§ **Task requirements**
From the very first line of the data to the line containing "import plotly.graph_objects as go", retype everything exactly, leaving the pictures behind.

"""

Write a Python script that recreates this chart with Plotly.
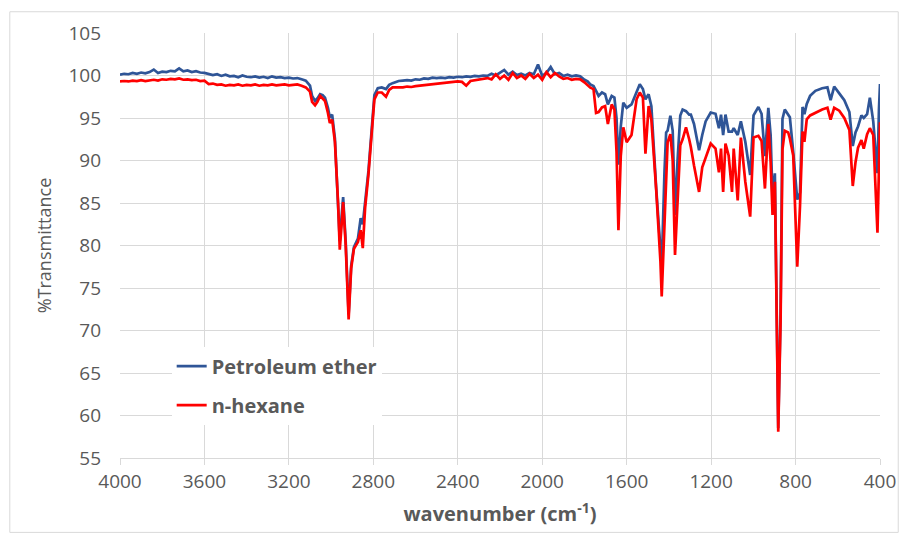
import plotly.graph_objects as go

# ---- data (wavenumber in cm-1, %T) ----
wn_ch = [4000, 3980, 3960, 3940, 3920, 3900, 3880, 3860, 3840, 3820, 3800, 3780, 3760, 3740, 3720,
         3700, 3680, 3660, 3640, 3620, 3600, 3580, 3560, 3540, 3520, 3500, 3480, 3460, 3440, 3420,
         3400, 3380, 3360, 3340, 3320, 3300, 3280, 3260, 3240, 3220, 3200, 3180, 3160, 3140, 3120]
pe_ch = [100.1, 100.2, 100.15, 100.3, 100.2, 100.35, 100.25, 100.4, 100.7, 100.3, 100.45, 100.4, 100.55, 100.5, 100.85,
         100.5, 100.6, 100.4, 100.5, 100.35, 100.3, 100.2, 100.05, 100.15, 99.95, 100.1, 99.9, 99.95, 99.8, 100.0,
         99.85, 99.8, 99.9, 99.75, 99.85, 99.7, 99.9, 99.75, 99.8, 99.7, 99.75, 99.65, 99.7, 99.55, 99.4]
hx_ch = [99.3, 99.35, 99.3, 99.4, 99.35, 99.45, 99.35, 99.45, 99.5, 99.4, 99.55, 99.5, 99.6, 99.55, 99.65,
         99.5, 99.55, 99.45, 99.5, 99.35, 99.4, 99.0, 99.05, 98.9, 98.95, 98.8, 98.9, 98.85, 98.95, 98.8,
         98.9, 98.85, 98.95, 98.8, 98.9, 98.85, 98.95, 98.85, 98.9, 98.95, 98.85, 98.9, 98.95, 98.8, 98.6]

wn_ch2 = [3100, 3090, 3076, 3065, 3052, 3040, 3029, 3015, 3006, 2995, 2982, 2967, 2959, 2950, 2943, 2931,
          2917, 2905, 2892, 2873, 2860, 2850, 2839, 2823, 2807, 2795, 2779, 2760, 2740, 2725, 2709, 2690]
pe_ch2 = [98.8, 97.6, 97.0, 97.3, 97.8, 97.7, 97.4, 96.2, 95.1, 95.4, 92.6, 85.5, 80.5, 83.5, 85.7, 80.5,
          71.9, 77.6, 79.8, 80.8, 83.2, 82.5, 85.2, 88.8, 93.9, 97.7, 98.5, 98.6, 98.4, 98.9, 99.1, 99.3]
hx_ch2 = [98.1, 96.9, 96.5, 96.9, 97.6, 97.3, 97.0, 95.6, 94.4, 94.8, 92.2, 85.0, 79.5, 82.5, 85.1, 80.1,
          71.3, 77.3, 79.6, 80.4, 81.8, 79.7, 84.4, 88.4, 93.5, 97.2, 98.0, 98.0, 97.5, 98.3, 98.6, 98.6]

wn_mid = [2680, 2660, 2640, 2620, 2600, 2580, 2560, 2540, 2520, 2500, 2480, 2460, 2440, 2420, 2400,
          2380, 2360, 2340, 2320, 2300, 2280, 2260, 2240, 2220, 2200, 2180, 2160, 2140, 2120, 2100,
          2080, 2060, 2040, 2020, 2000, 1980, 1960, 1940, 1920, 1900, 1880, 1860, 1840, 1820, 1800]
pe_mid = [99.35, 99.4, 99.45, 99.4, 99.55, 99.5, 99.65, 99.6, 99.75, 99.7, 99.75, 99.7, 99.8, 99.75, 99.85,
          99.8, 99.9, 99.85, 99.95, 99.9, 100.0, 99.95, 100.2, 100.0, 100.3, 100.65, 100.1, 100.45, 100.05, 100.2,
          100.0, 100.3, 100.15, 101.3, 99.95, 100.3, 101.0, 100.15, 100.3, 99.95, 100.1, 99.9, 100.0, 99.9, 99.5]
hx_mid = [98.55, 98.6, 98.7, 98.65, 98.75, 98.8, 98.85, 98.9, 98.95, 99.0, 99.05, 99.1, 99.2, 99.25, 99.3,
          99.25, 98.8, 99.35, 99.45, 99.5, 99.6, 99.7, 99.55, 100.15, 99.6, 100.0, 99.5, 100.3, 99.7, 100.0,
          99.6, 100.2, 99.7, 100.1, 99.5, 100.4, 99.8, 100.3, 99.9, 99.6, 99.7, 99.5, 99.6, 99.55, 99.2]

wn_fp = [1785, 1772, 1757, 1745, 1733, 1717, 1702, 1689, 1671, 1658, 1648, 1639, 1628, 1616, 1600, 1577,
         1553, 1538, 1523, 1511, 1496, 1483, 1460, 1440, 1434, 1421, 1413, 1406, 1393, 1382, 1371, 1359,
         1346, 1335, 1319, 1304, 1296, 1281, 1257, 1242, 1226, 1202, 1179, 1163, 1153, 1143, 1132, 1117,
         1101, 1093, 1074, 1059, 1038, 1015, 999, 976, 961, 945, 929, 918, 909, 898, 882, 871,
         862, 851, 835, 827, 811, 792, 779, 767, 758, 747, 731, 706, 674, 649, 634, 617,
         593, 569, 545, 529, 516, 504, 488, 477, 461, 448, 432, 412, 405, 400]
pe_fp = [99.3, 98.96, 98.77, 98.2, 97.6, 98.0, 97.8, 96.6, 97.6, 97.4, 95.0, 89.5, 94.0, 96.8, 96.2, 96.6,
         98.2, 98.96, 98.4, 97.2, 97.8, 96.4, 86.7, 79.9, 77.4, 88.6, 93.3, 93.5, 95.26, 93.5, 83.6, 90.0,
         95.3, 96.0, 95.8, 95.4, 95.4, 94.3, 91.2, 93.0, 94.6, 95.65, 95.5, 93.8, 95.4, 93.0, 95.4, 93.4,
         93.4, 93.8, 93.0, 94.6, 92.2, 88.3, 95.3, 96.3, 95.5, 90.5, 96.2, 93.0, 85.5, 88.5, 58.5, 72.0,
         94.9, 96.0, 95.4, 95.1, 91.0, 85.4, 86.2, 96.3, 95.45, 96.66, 97.6, 98.2, 98.5, 98.6, 97.1, 98.7,
         97.9, 97.1, 95.7, 91.7, 93.3, 94.0, 95.3, 95.0, 95.45, 97.4, 94.6, 88.5, 96.0, 99.0]
hx_fp = [98.9, 98.57, 98.4, 95.6, 95.7, 96.24, 96.4, 94.3, 96.6, 96.0, 91.0, 81.8, 90.5, 93.9, 92.15, 93.0,
         97.2, 98.0, 97.4, 90.8, 96.4, 94.8, 86.5, 78.1, 74.0, 82.8, 88.6, 92.15, 93.1, 90.0, 78.9, 85.1,
         91.8, 92.5, 93.9, 92.5, 91.6, 89.4, 86.3, 89.2, 90.3, 92.0, 91.4, 88.6, 91.4, 86.3, 92.0, 90.6,
         86.3, 91.4, 85.3, 92.7, 87.5, 83.4, 92.7, 92.9, 92.3, 86.7, 94.3, 89.8, 83.6, 87.5, 58.1, 71.0,
         91.3, 93.5, 93.3, 92.6, 90.6, 77.5, 84.6, 93.4, 92.2, 94.85, 95.3, 95.65, 96.0, 96.2, 94.8, 96.2,
         95.86, 95.0, 93.6, 87.0, 89.8, 91.5, 92.4, 91.4, 93.1, 93.8, 93.0, 81.5, 91.0, 94.5]

wavenumber = wn_ch + wn_ch2 + wn_mid + wn_fp
petroleum_ether = pe_ch + pe_ch2 + pe_mid + pe_fp
n_hexane = hx_ch + hx_ch2 + hx_mid + hx_fp

x_ticks = [4000, 3600, 3200, 2800, 2400, 2000, 1600, 1200, 800, 400]
y_ticks = [55, 60, 65, 70, 75, 80, 85, 90, 95, 100, 105]

grey = "#595959"
grid = "#d9d9d9"

fig = go.Figure()
fig.add_trace(go.Scatter(x=wavenumber, y=petroleum_ether, mode="lines", name="<b>Petroleum ether</b>",
                         legendgroup="a", line=dict(color="#2f5597", width=2.7)))
fig.add_trace(go.Scatter(x=wavenumber, y=n_hexane, mode="lines", name="<b>n-hexane</b>",
                         legendgroup="b", line=dict(color="#ff0000", width=2.7)))

# light chart frame like the spreadsheet border
fig.add_shape(type="rect", xref="paper", yref="paper",
              x0=-0.145, x1=1.024, y0=-0.175, y1=1.05,
              line=dict(color="#d9d9d9", width=1), layer="below")

# page body adds an 8px margin, so keep the figure inside the 917x544 window
fig.update_layout(
    width=900, height=526,
    margin=dict(l=112, r=20, t=22, b=76),
    paper_bgcolor="white", plot_bgcolor="white",
    font=dict(family="Open Sans", color=grey, size=19),
    showlegend=True,
    legend=dict(x=0.068, y=0.262, xanchor="left", yanchor="top",
                bgcolor="white", font=dict(size=20, color=grey, family="Open Sans"),
                tracegroupgap=10, traceorder="grouped"),
    xaxis=dict(range=[4000, 400], tickvals=x_ticks, showgrid=True, gridcolor=grid,
               gridwidth=1, zeroline=False, showline=True, linecolor=grid,
               ticks="outside", ticklen=6, tickcolor=grid,
               tickfont=dict(size=19, color=grey),
               title=dict(text="<b>wavenumber (cm<sup>-1</sup>)</b>", standoff=14,
                          font=dict(size=20, color=grey))),
    yaxis=dict(range=[55, 105], tickvals=y_ticks, showgrid=True, gridcolor=grid,
               gridwidth=1, zeroline=False, showline=False, ticks="",
               ticklabelstandoff=18, tickfont=dict(size=19, color=grey),
               title=dict(text="%Transmittance", standoff=12,
                          font=dict(size=18, color=grey))),
)

fig.write_html("out.html")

"""

§ **Output for this task**
Write a Python script that recreates this chart with Plotly.
import plotly.graph_objects as go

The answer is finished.